How sad that on top of enduring the emotional turmoil of her mother’s ailing condition, Abbey was also experiencing heartbreak over feeling inadequate.
Enter “Susan,” an employee at an agency that was providing home care for Abbey’s mother (which Abbey of course, coordinated).
While discussing Abbey’s mother’s affairs, Susan said to Abbey something to the effect of, “You have done an incredible job helping your parents in a very short amount of time, all while traveling back and forth hundreds of miles between your homes. You have made life much easier for them!”
Abbey told me that sentiment made her smile from the inside out.
Abbey felt whole again for the first time in a good while.
She felt validated.
Let’s be clear: validating people does not mean blowing smoke up you know where.
It must be genuine and happen in one of two ways:
1--Give “props”: This is the type of validation Susan offered Abbey.
She observed something beautiful about Abbey and recognized it.

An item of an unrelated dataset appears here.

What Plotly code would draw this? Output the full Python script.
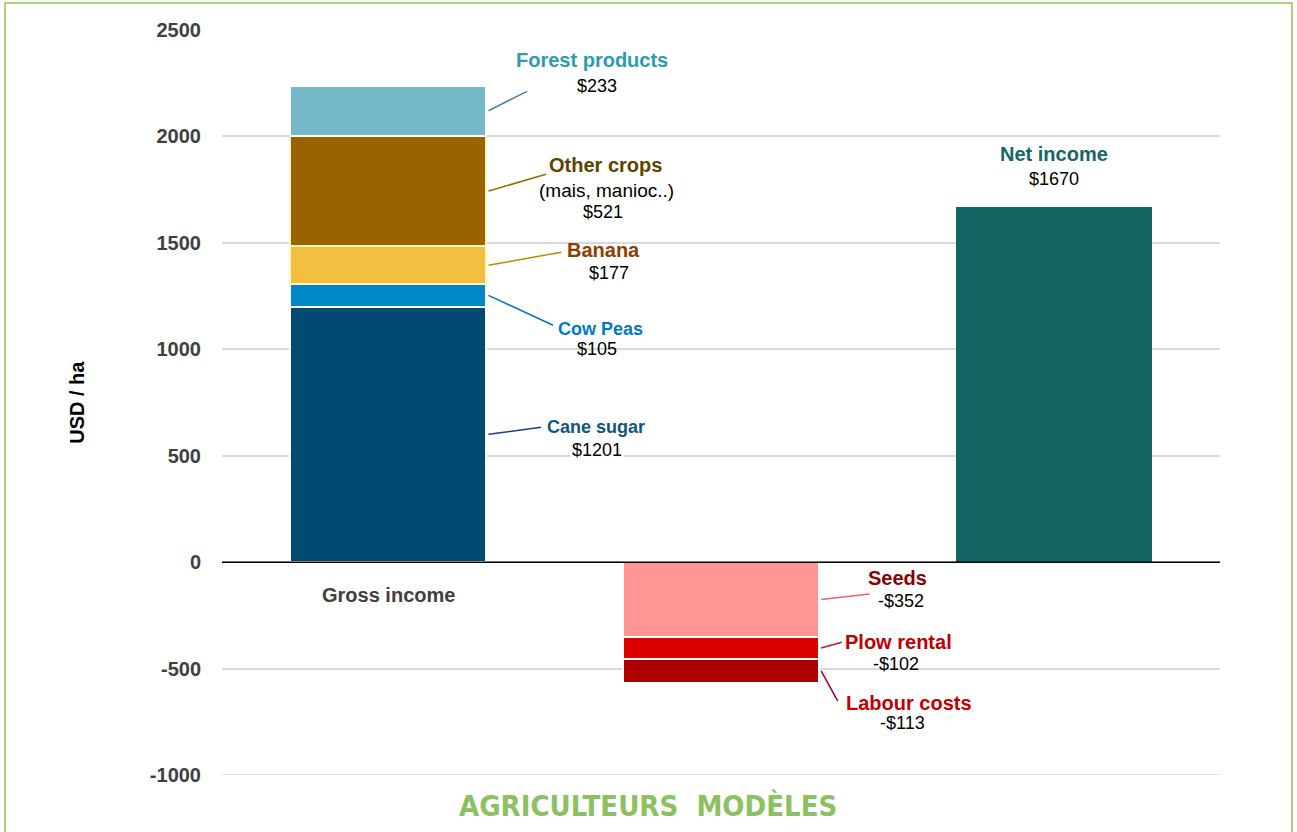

When giving props, it is important to be specific and of course, sincere. Susan did this well when she noted the effect Abbey’s actions had on the situation (i.e., she made her parents’ life easier through her incredible efforts).
Remember that we can give props not just for things that people DO, but also for a person’s way of BEING. For example, Susan could have also shared that Abbey’s devotion to her parents was palpable and inspiring.
2--“Allow the yuck”: This type of validation means that if someone expresses that they’re going through a hard time and as a result, they feel down and out, then we simply convey that we see/feel that they’re suffering and we’re terribly sorry.
It’s unlikely that we can “fix” the troubles, so offering advice is often not warranted. We validate by being emotionally available and supportive.
I think it’s safe to believe that most people can accept the mandate to validate when it concerns others.
The real challenge is…can we apply it to OURSELVES, especially when we feel broken-hearted?
One place to start is by communicating with yourself as you would with a dear friend who is in emotional pain.
If this form of self-talk isn’t accessible, a “safer” beginning step is to listen intently to a song that allows difficult emotions to flow. From that place, it’s often easier to soften towards ourself.
While I can’t make it an official order, I can say that making people feel more whole is simply good policy.
There’s already enough brokenness in the world…let’s accept the mandate to validate!